'Nothing can be more prudent than this reserve': Phillpotts' rejection of auricular confession

In a series of letters published in 1825, Henry Phillpotts - standing in the Old High tradition, a rector in the Diocese of Durham, soon to be appointed Dean of Chester and, in 1830, Bishop of Exeter - engaged with a Roman Catholic apologist, Charles Butler. The ninth letter addressed the matter of 'Confession and Absolution in the Church of Rome', including a 'Statement of Doctrine and Practice of the Church of England on these points'. 

Phillpotts noted that Butler had mischievously and inaccurately used the two references to private confession in the Book of the Common Prayer. There was, Phillpotts declared with right and proper confidence, no comparison between Roman Catholic teaching on the Sacrament of Penance and the Prayer Book's pastoral provision in the Exhortation in the Holy Communion:

You know that auricular confession is, with you, an essential part of a Sacrament, which, as you value your soul's salvation, you must perform. You also know, that, with us, the same Confession is not at all required as a necessary service, not as a part of repentance, not even of discipline: that it is merely a matter recommended to those sinners whose troubled conscience admits not of being quieted by self-examination however close and searching, nor any other instruction however diligent; that he only who "requireth further comfort or counsel," after all that he can do for himself, is invited to repair "to some discreet and learned Minister of God's word, and open his grief; that by the Ministry of God's holy word he may receive the benefit of absolution together with ghostly counsel and advice, to the quieting of his conscience and avoiding of all scruple and doubtfulness."

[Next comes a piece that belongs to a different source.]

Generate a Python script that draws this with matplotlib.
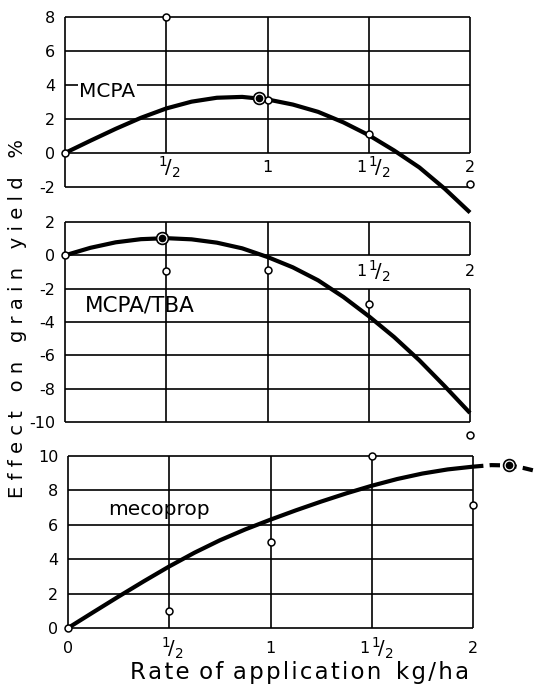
import matplotlib
matplotlib.use("Agg")
import matplotlib.pyplot as plt

plt.rcParams['font.family'] = ['DejaVu Sans']
plt.rcParams['mathtext.fontset'] = 'dejavusans'

# ---------------- data ----------------
rate_curve = [0, 0.125, 0.25, 0.375, 0.5, 0.625, 0.75, 0.875, 1.0,
              1.125, 1.25, 1.375, 1.5, 1.625, 1.75, 1.875, 2.0]
mcpa_curve = [0, 0.72, 1.42, 2.07, 2.62, 3.02, 3.25, 3.3, 3.15,
              2.85, 2.42, 1.8, 1.05, 0.15, -0.85, -2.1, -3.5]
tba_curve = [0, 0.45, 0.78, 0.97, 1.03, 0.96, 0.76, 0.42, -0.1,
             -0.72, -1.5, -2.5, -3.65, -4.9, -6.3, -7.85, -9.46]
meco_curve = [0, 0.92, 1.83, 2.72, 3.58, 4.38, 5.1, 5.73, 6.3,
              6.84, 7.35, 7.83, 8.27, 8.66, 8.98, 9.22, 9.38]
meco_ext_rate = [2.0, 2.09, 2.18, 2.25, 2.32]
meco_ext = [9.38, 9.47, 9.45, 9.3, 9.1]

mcpa_obs_rate = [0, 0.5, 1.0, 1.5, 2.0]
mcpa_obs = [0, 8.0, 3.1, 1.1, -1.8]
mcpa_opt = (0.96, 3.25)

tba_obs_rate = [0, 0.5, 1.0, 1.5, 2.0]
tba_obs = [0, -0.95, -0.9, -2.9, -10.8]
tba_opt = (0.48, 1.05)

meco_obs_rate = [0, 0.5, 1.0, 1.5, 2.0]
meco_obs = [0, 1.0, 5.0, 10.0, 7.15]
meco_opt = (2.18, 9.45)

x_ticks = [0, 0.5, 1.0, 1.5, 2.0]
x_tick_labels = ['0', '½', '1', '1½', '2']
y_ticks_mcpa = [8, 6, 4, 2, 0, -2]
y_ticks_tba = [2, 0, -2, -4, -6, -8, -10]
y_ticks_meco = [10, 8, 6, 4, 2, 0]

# ---------------- figure ----------------
W, H = 543, 686
fig = plt.figure(figsize=(W / 100, H / 100), dpi=100)

GRID_LW = 1.2
CURVE_LW = 3.0
TICK_FS = 11.5
LBL_FS = 14.5
HALF_TEX = r'${}^{1}\!/{}_{2}$'
HALF_FS = 14


def make_axes(left, right, top, bottom, ylim, yticks):
    ax = fig.add_axes([left / W, 1 - bottom / H, (right - left) / W, (bottom - top) / H])
    ax.set_xlim(0, 2)
    ax.set_ylim(*ylim)
    ax.set_facecolor('none')
    for s in ax.spines.values():
        s.set_visible(False)
    ax.set_xticks([])
    ax.set_yticks(yticks, [str(v) for v in yticks])
    ax.tick_params(axis='y', length=0, pad=7, labelsize=TICK_FS)
    return ax


def hline(ax, y, x0=0, x1=2):
    ax.plot([x0, x1], [y, y], color='black', lw=GRID_LW, clip_on=False, solid_capstyle='butt')


def vline(ax, x, y0, y1):
    ax.plot([x, x], [y0, y1], color='black', lw=GRID_LW, clip_on=False, solid_capstyle='butt')


def put(ax, s, x, y, dx, dy, fs, ha='center'):
    ax.annotate(s, (x, y), xytext=(dx, dy), textcoords='offset points',
                ha=ha, va='center', fontsize=fs, annotation_clip=False)


def xlabel_at(ax, x, y, label):
    if label == '½':
        put(ax, HALF_TEX, x, y, 2, 0, HALF_FS)
    elif label == '1½':
        put(ax, '1', x, y, -1.5, 0, TICK_FS, ha='right')
        put(ax, HALF_TEX, x, y, -0.8, 0, HALF_FS, ha='left')
    else:
        put(ax, label, x, y, 0, 0, TICK_FS)


def open_pts(ax, xs, ys):
    ax.plot(xs, ys, 'o', ms=5, mfc='white', mec='black', mew=1.1, clip_on=False, zorder=5)


def opt_pt(ax, p):
    ax.plot([p[0]], [p[1]], 'o', ms=8.5, mfc='white', mec='black', mew=1.2, clip_on=False, zorder=5)
    ax.plot([p[0]], [p[1]], 'o', ms=4.5, mfc='black', mec='black', clip_on=False, zorder=6)


# ---- Panel 1: MCPA ----
ax1 = make_axes(65, 470, 17, 187, (-2, 8), y_ticks_mcpa)
for y in y_ticks_mcpa[:-1]:
    hline(ax1, y)
hline(ax1, -2, 0, 2)
vline(ax1, 0, -2, 8)
for x in x_ticks[1:]:
    vline(ax1, x, 0, 8)
ax1.plot(rate_curve, mcpa_curve, color='black', lw=CURVE_LW, clip_on=False, zorder=4,
         solid_capstyle='butt')
open_pts(ax1, mcpa_obs_rate, mcpa_obs)
opt_pt(ax1, mcpa_opt)
for x, lab in zip(x_ticks[1:], x_tick_labels[1:]):
    xlabel_at(ax1, x, -0.85, lab)
ax1.text(0.07, 3.6, 'MCPA', fontsize=LBL_FS, ha='left', va='center',
         bbox=dict(facecolor='white', edgecolor='none', pad=1), zorder=3)

# ---- Panel 2: MCPA/TBA ----
ax2 = make_axes(65, 470, 222, 422, (-10, 2), y_ticks_tba)
for y in y_ticks_tba:
    hline(ax2, y)
for x in x_ticks[:3]:
    vline(ax2, x, -10, 2)
for x in x_ticks[3:]:
    vline(ax2, x, 0, 2)
    vline(ax2, x, -10, -2)
ax2.plot(rate_curve, tba_curve, color='black', lw=CURVE_LW, clip_on=False, zorder=4,
         solid_capstyle='butt')
open_pts(ax2, tba_obs_rate, tba_obs)
opt_pt(ax2, tba_opt)
for x, lab in zip(x_ticks[3:], x_tick_labels[3:]):
    xlabel_at(ax2, x, -0.95, lab)
ax2.text(0.1, -3.0, 'MCPA/TBA', fontsize=15.5, ha='left', va='center', zorder=3)

# ---- Panel 3: mecoprop ----
ax3 = make_axes(68, 473, 456, 628, (0, 10), y_ticks_meco)
for y in y_ticks_meco:
    hline(ax3, y)
for x in x_ticks:
    vline(ax3, x, 0, 10)
ax3.plot(rate_curve, meco_curve, color='black', lw=CURVE_LW, clip_on=False, zorder=4,
         solid_capstyle='butt')
ax3.plot(meco_ext_rate, meco_ext, color='black', lw=CURVE_LW, clip_on=False, zorder=4,
         linestyle=(0, (2.5, 1.5)))
open_pts(ax3, meco_obs_rate, meco_obs)
opt_pt(ax3, meco_opt)
for x, lab in zip(x_ticks, x_tick_labels):
    xlabel_at(ax3, x, -1.18, lab)
ax3.text(0.2, 6.9, 'mecoprop', fontsize=LBL_FS, ha='left', va='center', zorder=3)

# ---- axis titles ----
ylab = '   '.join(' '.join(w) for w in ['Effect', 'on', 'grain', 'yield', '%'])
fig.text(18 / W, 1 - 318 / H, ylab, rotation=90, ha='center', va='center', fontsize=14)
HS = '\u200a'
xlab = (' ' + HS).join(HS.join(w) for w in ['Rate', 'of', 'application']) + '  ' + HS.join('kg/ha')
fig.text(300 / W, 1 - 673 / H, xlab, ha='center', va='center', fontsize=16.5)

fig.savefig('out.png', dpi=100)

Likewise, Phillpotts states that the second reference, in the Visitation of the Sick, also has no comparison to Roman Catholic practice and teaching. In this office, a "special confession" is also only for those "troubled with any weighty matter", and it is to be turned only if the minister's counsel to the sick person has not brought sufficient comfort:

If from the sick man's answers to his enquiries, he find him in a state of penitence and peace, his business is completed; he is not authorized, he is by implication forbidden, to move him to any further disclosure: and in this case (as it will be necessary to bear in mind) no absolution is pronounced, evidently because particular absolution is to be given in our Church only to those whose minds cannot be quieted without such especial application to them of God's general promises.

This, Phillpotts emphasises, reveals the wise caution with which the Church of England rightly approached private confession:

so little is our Church inclined to encourage its Ministers in prying into the secrets of their penitents, that it enjoins every other step to be previously taken, before the last measure of particular confession be proposed.

'Prying into the secrets' of the penitent's heart was not, as Church of England divines had insisted over centuries, a spiritually safe place for either minister or penitent. As such, private confession of a "weighty matter" that burdens the conscience - note, not a confession of all sins - is a pastoral 'backstop', a means of quieting the conscience and providing the penitent heart of the assurance of forgiveness: 

Now, as nothing can be more prudent than this reserve and backwardness in inviting to secret confession, when the end of our ministry can be obtained without it, so nothing certainly can be more necessary to the due discharge of the commission we have received, as Christ's Ministers, Christ's Ambassadors, appointed and empowered to reconcile sinful man to God, than that, when all other instruction and means have failed, we should then require of those for whom we are to give account, that they enable us to know more clearly of their state; that they tell us specially what it is that weighs them down, and deprives them of that most important grace and duty, Christian hope.

It was prudent reserve and caution regarding the ministry of private confession and absolution that the Tractarians abandoned, in their failed attempt to persuade Anglicans that private confession should be a normative feature of Anglican life. This Tractarian endeavour explains why Phillpotts - then Bishop of Exeter - separately reprinted in 1848 this ninth letter from his exchanges with Butler, because the Tractarians were misinterpreting the Prayer Book's provisions in precisely the same manner as had the Roman Catholic apologist whom Phillpotts had addressed two decades earlier.